┌──

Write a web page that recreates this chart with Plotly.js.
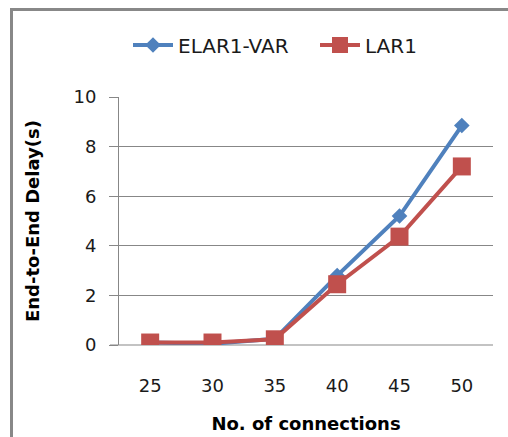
<!DOCTYPE html>
<html>
<head>
<meta charset="utf-8">
<script src="https://cdn.plot.ly/plotly-3.0.1.min.js"></script>
<style>
html,body{margin:0;padding:0;background:#fff;}
#chart{width:508px;height:437px;}
</style>
</head>
<body>
<div id="chart"></div>
<script>
const categories = ['25', '30', '35', '40', '45', '50'];
const elar1Var = [0.1, 0.05, 0.25, 2.8, 5.2, 8.85];
const lar1 = [0.1, 0.1, 0.23, 2.45, 4.37, 7.2];
const yTicks = [0, 2, 4, 6, 8, 10];

const W = 508, H = 437;
const L = 119, R = 15, T = 97, B = 92;
const pw = W - L - R, ph = H - T - B;
const px = v => (v - L) / pw;
const py = v => (H - B - v) / ph;

const traces = [
  {
    x: categories, y: elar1Var, name: 'ELAR1-VAR', type: 'scatter', mode: 'lines+markers',
    line: {color: '#4F81BD', width: 4},
    marker: {symbol: 'diamond', size: 12, color: '#4F81BD'},
    legend: 'legend'
  },
  {
    x: categories, y: lar1, name: 'LAR1', type: 'scatter', mode: 'lines+markers',
    line: {color: '#C0504D', width: 4},
    marker: {symbol: 'square', size: 18, color: '#C0504D'},
    legend: 'legend2'
  }
];

const legendBase = {
  orientation: 'h', xanchor: 'left', yanchor: 'middle', itemwidth: 40,
  font: {size: 20, color: '#1a1a1a'}, bgcolor: 'rgba(0,0,0,0)', itemclick: false
};

const layout = {
  width: W, height: H,
  margin: {l: L, r: R, t: T, b: B, pad: 0},
  paper_bgcolor: '#fff', plot_bgcolor: '#fff',
  font: {family: 'DejaVu Sans', color: '#1a1a1a'},
  showlegend: true,
  legend: Object.assign({}, legendBase, {x: px(128), y: py(45)}),
  legend2: Object.assign({}, legendBase, {x: px(315), y: py(45)}),
  xaxis: {
    type: 'category', range: [-0.5, 5.5],
    showgrid: false, zeroline: false, showline: false,
    ticks: '', tickfont: {size: 18}, ticklabelstandoff: 28,
    title: {text: 'No. of connections', font: {size: 18, weight: 'bold', color: '#000'}, standoff: 22}
  },
  yaxis: {
    range: [0, 10], tickvals: yTicks, ticktext: yTicks.map(String),
    showgrid: true, gridcolor: '#878787', gridwidth: 1,
    zeroline: false, showline: true, linecolor: '#878787', linewidth: 1,
    ticks: 'outside', ticklen: 9, tickcolor: '#878787', tickwidth: 1,
    tickfont: {size: 18}, ticklabelstandoff: 9,
    title: {text: 'End-to-End Delay(s)', font: {size: 18, weight: 'bold', color: '#000'}, standoff: 29}
  },
  shapes: [
    {type: 'line', xref: 'paper', yref: 'paper', x0: px(L - 9), x1: 1, y0: 0, y1: 0,
     line: {color: '#878787', width: 1}, layer: 'below'},
    {type: 'line', xref: 'paper', yref: 'paper', x0: px(11.5), x1: px(11.5), y0: py(8), y1: py(445),
     line: {color: '#888888', width: 3}},
    {type: 'line', xref: 'paper', yref: 'paper', x0: px(10), x1: px(515), y0: py(9.5), y1: py(9.5),
     line: {color: '#888888', width: 3}}
  ]
};

Plotly.newPlot('chart', traces, layout, {staticPlot: true, displayModeBar: false});
</script>
</body>
</html>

└──

▶ _Exercise_: Repeat the data above exactly, but not the pictures.

▶ _Response for this exercise_:
Write a web page that recreates this chart with Plotly.js.
<!DOCTYPE html>
<html>
<head>
<meta charset="utf-8">
<script src="https://cdn.plot.ly/plotly-3.0.1.min.js"></script>
<style>
html,body{margin:0;padding:0;background:#fff;}
#chart{width:508px;height:437px;}
</style>
</head>
<body>
<div id="chart"></div>
<script>
const categories = ['25', '30', '35', '40', '45', '50'];
const elar1Var = [0.1, 0.05, 0.25, 2.8, 5.2, 8.85];
const lar1 = [0.1, 0.1, 0.23, 2.45, 4.37, 7.2];
const yTicks = [0, 2, 4, 6, 8, 10];

const W = 508, H = 437;
const L = 119, R = 15, T = 97, B = 92;
const pw = W - L - R, ph = H - T - B;
const px = v => (v - L) / pw;
const py = v => (H - B - v) / ph;

const traces = [
  {
    x: categories, y: elar1Var, name: 'ELAR1-VAR', type: 'scatter', mode: 'lines+markers',
    line: {color: '#4F81BD', width: 4},
    marker: {symbol: 'diamond', size: 12, color: '#4F81BD'},
    legend: 'legend'
  },
  {
    x: categories, y: lar1, name: 'LAR1', type: 'scatter', mode: 'lines+markers',
    line: {color: '#C0504D', width: 4},
    marker: {symbol: 'square', size: 18, color: '#C0504D'},
    legend: 'legend2'
  }
];

const legendBase = {
  orientation: 'h', xanchor: 'left', yanchor: 'middle', itemwidth: 40,
  font: {size: 20, color: '#1a1a1a'}, bgcolor: 'rgba(0,0,0,0)', itemclick: false
};

const layout = {
  width: W, height: H,
  margin: {l: L, r: R, t: T, b: B, pad: 0},
  paper_bgcolor: '#fff', plot_bgcolor: '#fff',
  font: {family: 'DejaVu Sans', color: '#1a1a1a'},
  showlegend: true,
  legend: Object.assign({}, legendBase, {x: px(128), y: py(45)}),
  legend2: Object.assign({}, legendBase, {x: px(315), y: py(45)}),
  xaxis: {
    type: 'category', range: [-0.5, 5.5],
    showgrid: false, zeroline: false, showline: false,
    ticks: '', tickfont: {size: 18}, ticklabelstandoff: 28,
    title: {text: 'No. of connections', font: {size: 18, weight: 'bold', color: '#000'}, standoff: 22}
  },
  yaxis: {
    range: [0, 10], tickvals: yTicks, ticktext: yTicks.map(String),
    showgrid: true, gridcolor: '#878787', gridwidth: 1,
    zeroline: false, showline: true, linecolor: '#878787', linewidth: 1,
    ticks: 'outside', ticklen: 9, tickcolor: '#878787', tickwidth: 1,
    tickfont: {size: 18}, ticklabelstandoff: 9,
    title: {text: 'End-to-End Delay(s)', font: {size: 18, weight: 'bold', color: '#000'}, standoff: 29}
  },
  shapes: [
    {type: 'line', xref: 'paper', yref: 'paper', x0: px(L - 9), x1: 1, y0: 0, y1: 0,
     line: {color: '#878787', width: 1}, layer: 'below'},
    {type: 'line', xref: 'paper', yref: 'paper', x0: px(11.5), x1: px(11.5), y0: py(8), y1: py(445),
     line: {color: '#888888', width: 3}},
    {type: 'line', xref: 'paper', yref: 'paper', x0: px(10), x1: px(515), y0: py(9.5), y1: py(9.5),
     line: {color: '#888888', width: 3}}
  ]
};

Plotly.newPlot('chart', traces, layout, {staticPlot: true, displayModeBar: false});
</script>
</body>
</html>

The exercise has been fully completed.